What is asked
The line holding "1.4, 1.6, 1.7, 1.8]" is the last one to output; start at the first line of the data, keep every line in between exactly, and leave out pictures.

Provided data

<<<<

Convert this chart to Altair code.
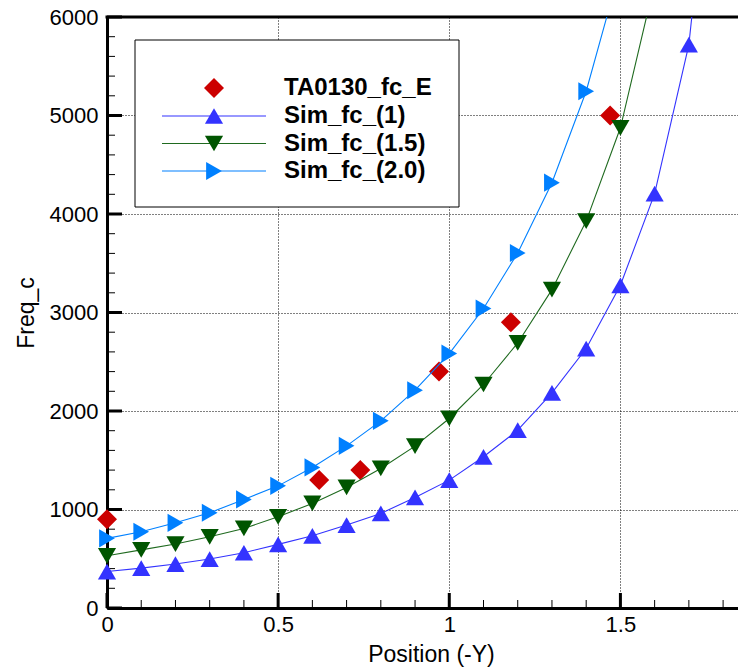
import altair as alt
import pandas as pd

# ---------------- data ----------------
sim_x = [0.0, 0.1, 0.2, 0.3, 0.4, 0.5, 0.6, 0.7, 0.8, 0.9,
         1.0, 1.1, 1.2, 1.3, 1.4, 1.5, 1.6, 1.7, 1.8]
sim_1 = [370, 405, 446, 497, 561, 646, 733, 842, 960, 1123,
         1298, 1535, 1805, 2184, 2634, 3276, 4206, 5720, 9000]
sim_15 = [530, 590, 649, 723, 808, 926, 1062, 1224, 1417, 1643,
          1924, 2269, 2691, 3232, 3928, 4875, 6350]
sim_20 = [707, 774, 865, 967, 1102, 1240, 1427, 1646, 1900, 2211,
          2583, 3040, 3604, 4318, 5246, 6500]
exp_x = [0.0, 0.62, 0.74, 0.97, 1.18, 1.47]
exp_y = [900, 1300, 1400, 2400, 2900, 5000]

series_names = ["TA0130_fc_E", "Sim_fc_(1)", "Sim_fc_(1.5)", "Sim_fc_(2.0)"]
y_major = [0, 1000, 2000, 3000, 4000, 5000, 6000]
y_minor = [v for v in range(0, 6001, 200) if v % 1000 != 0]
x_major = [0.0, 0.5, 1.0, 1.5]
x_minor = [0.1, 0.2, 0.3, 0.4, 0.6, 0.7, 0.8, 0.9, 1.1, 1.2, 1.3, 1.4, 1.6, 1.7, 1.8]

# ---------------- styling ----------------
W, H = 638, 591
FONT = "Liberation Sans"
RED, BLUE, GREEN, LBLUE = "#cc0000", "#3333ff", "#005500", "#0080ff"
GREEN_LINE = "#1f6a1f"

xs = alt.Scale(domain=[0, 1.864], nice=False, zero=False)
ys = alt.Scale(domain=[0, 6000], nice=False, zero=False)

x_axis = alt.Axis(values=x_major, format="~g", grid=True, gridDash=[1, 2],
                  gridColor="black", gridWidth=1, ticks=False, tickSize=0,
                  domainWidth=3, domainColor="black", labelFont=FONT,
                  labelFontSize=22, labelColor="black", labelPadding=6,
                  labelFlush=False, title="Position (-Y)", titleFont=FONT,
                  titleFontSize=23, titleFontWeight="normal", titleColor="black",
                  titleX=324, titleY=53, titleAlign="center",
                  titleBaseline="alphabetic")
y_axis = alt.Axis(values=y_major, format="d", grid=True, gridDash=[1, 2],
                  gridColor="black", gridWidth=1, ticks=False, tickSize=0,
                  domainWidth=3, domainColor="black", labelFont=FONT,
                  labelFontSize=22, labelColor="black", labelPadding=9,
                  labelFlush=False, title="Freq_c", titleFont=FONT,
                  titleFontSize=23, titleFontWeight="normal", titleColor="black",
                  titleAngle=270, titleX=-74, titleY=295.5, titleAlign="center",
                  titleBaseline="alphabetic")

def X(field="x"):
    return alt.X(f"{field}:Q", scale=xs, axis=x_axis, title="Position (-Y)")

def Y(field="y"):
    return alt.Y(f"{field}:Q", scale=ys, axis=y_axis, title="Freq_c")

df_exp = pd.DataFrame({"x": exp_x, "y": exp_y})
df_1 = pd.DataFrame({"x": sim_x[:len(sim_1)], "y": sim_1})
df_15 = pd.DataFrame({"x": sim_x[:len(sim_15)], "y": sim_15})
df_20 = pd.DataFrame({"x": sim_x[:len(sim_20)], "y": sim_20})

layers = []
# data-carrying layer first so axes are defined
layers.append(alt.Chart(df_exp).mark_point(shape="diamond", size=0, opacity=0).encode(x=X(), y=Y()))

# legend box (covers the grid)
layers.append(alt.Chart(pd.DataFrame({"k": [0]})).mark_rect(
    fill="white", stroke="black", strokeWidth=1).encode(
    x=alt.value(28), x2=alt.value(352), y=alt.value(23), y2=alt.value(190)))

# inward ticks and top frame
tick_y_major = alt.Chart(pd.DataFrame({"y": y_major})).mark_rule(color="black", strokeWidth=3).encode(
    y=Y(), x=alt.value(0), x2=alt.value(15))
tick_y_minor = alt.Chart(pd.DataFrame({"y": y_minor})).mark_rule(color="black", strokeWidth=1).encode(
    y=Y(), x=alt.value(0), x2=alt.value(8))
tick_x_major = alt.Chart(pd.DataFrame({"x": x_major})).mark_rule(color="black", strokeWidth=3).encode(
    x=X(), y=alt.value(H), y2=alt.value(H - 15))
tick_x_minor = alt.Chart(pd.DataFrame({"x": x_minor})).mark_rule(color="black", strokeWidth=1).encode(
    x=X(), y=alt.value(H), y2=alt.value(H - 8))
top_border = alt.Chart(pd.DataFrame({"k": [0]})).mark_rule(color="black", strokeWidth=3).encode(
    y=alt.value(0), x=alt.value(-1.5), x2=alt.value(W))
layers += [tick_y_major, tick_y_minor, tick_x_major, tick_x_minor, top_border]

# experimental diamonds
layers.append(alt.Chart(df_exp).mark_point(shape="diamond", size=400, filled=True,
                                           color=RED, opacity=1).encode(x=X(), y=Y()))

def sim_layers(df, color, line_color, shape):
    line = alt.Chart(df).mark_line(color=line_color, strokeWidth=1.1, clip=True).encode(x=X(), y=Y())
    pts = alt.Chart(df).mark_point(shape=shape, size=330, filled=True, color=color,
                                   opacity=1).encode(x=X(), y=Y()).transform_filter("datum.y <= 6000")
    return [line, pts]

layers += sim_layers(df_1, BLUE, BLUE, "triangle-up")
layers += sim_layers(df_15, GREEN, GREEN_LINE, "triangle-down")
layers += sim_layers(df_20, LBLUE, LBLUE, "triangle-right")

# legend entries
leg_y = [71, 99, 126.5, 154]
leg_styles = [(RED, None, "diamond", 400), (BLUE, BLUE, "triangle-up", 330),
              (GREEN, GREEN_LINE, "triangle-down", 330), (LBLUE, LBLUE, "triangle-right", 330)]
for name, yy, (col, lcol, shp, sz) in zip(series_names, leg_y, leg_styles):
    d = pd.DataFrame({"label": [name]})
    if lcol is not None:
        layers.append(alt.Chart(d).mark_rule(color=lcol, strokeWidth=1.1).encode(
            x=alt.value(55), x2=alt.value(159), y=alt.value(yy)))
    layers.append(alt.Chart(d).mark_point(shape=shp, size=sz, filled=True, color=col,
                                          opacity=1).encode(x=alt.value(107), y=alt.value(yy)))
    layers.append(alt.Chart(d).mark_text(align="left", baseline="middle", font=FONT,
                                         fontSize=24, fontWeight="bold", color="black").encode(
        x=alt.value(177), y=alt.value(yy), text="label:N"))

chart = alt.layer(*layers).properties(
    width=W, height=H,
    padding={"left": 99, "top": 9, "right": -7, "bottom": 60},
    autosize=alt.AutoSizeParams(type="none"),
).configure_view(stroke=None).configure(background="white")

chart.save("out.html", embed_options={"renderer": "svg", "actions": False})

>>>>

Written solution
Convert this chart to Altair code.
import altair as alt
import pandas as pd

# ---------------- data ----------------
sim_x = [0.0, 0.1, 0.2, 0.3, 0.4, 0.5, 0.6, 0.7, 0.8, 0.9,
         1.0, 1.1, 1.2, 1.3, 1.4, 1.5, 1.6, 1.7, 1.8]
sim_1 = [370, 405, 446, 497, 561, 646, 733, 842, 960, 1123,
         1298, 1535, 1805, 2184, 2634, 3276, 4206, 5720, 9000]
sim_15 = [530, 590, 649, 723, 808, 926, 1062, 1224, 1417, 1643,
          1924, 2269, 2691, 3232, 3928, 4875, 6350]
sim_20 = [707, 774, 865, 967, 1102, 1240, 1427, 1646, 1900, 2211,
          2583, 3040, 3604, 4318, 5246, 6500]
exp_x = [0.0, 0.62, 0.74, 0.97, 1.18, 1.47]
exp_y = [900, 1300, 1400, 2400, 2900, 5000]

series_names = ["TA0130_fc_E", "Sim_fc_(1)", "Sim_fc_(1.5)", "Sim_fc_(2.0)"]
y_major = [0, 1000, 2000, 3000, 4000, 5000, 6000]
y_minor = [v for v in range(0, 6001, 200) if v % 1000 != 0]
x_major = [0.0, 0.5, 1.0, 1.5]
x_minor = [0.1, 0.2, 0.3, 0.4, 0.6, 0.7, 0.8, 0.9, 1.1, 1.2, 1.3, 1.4, 1.6, 1.7, 1.8]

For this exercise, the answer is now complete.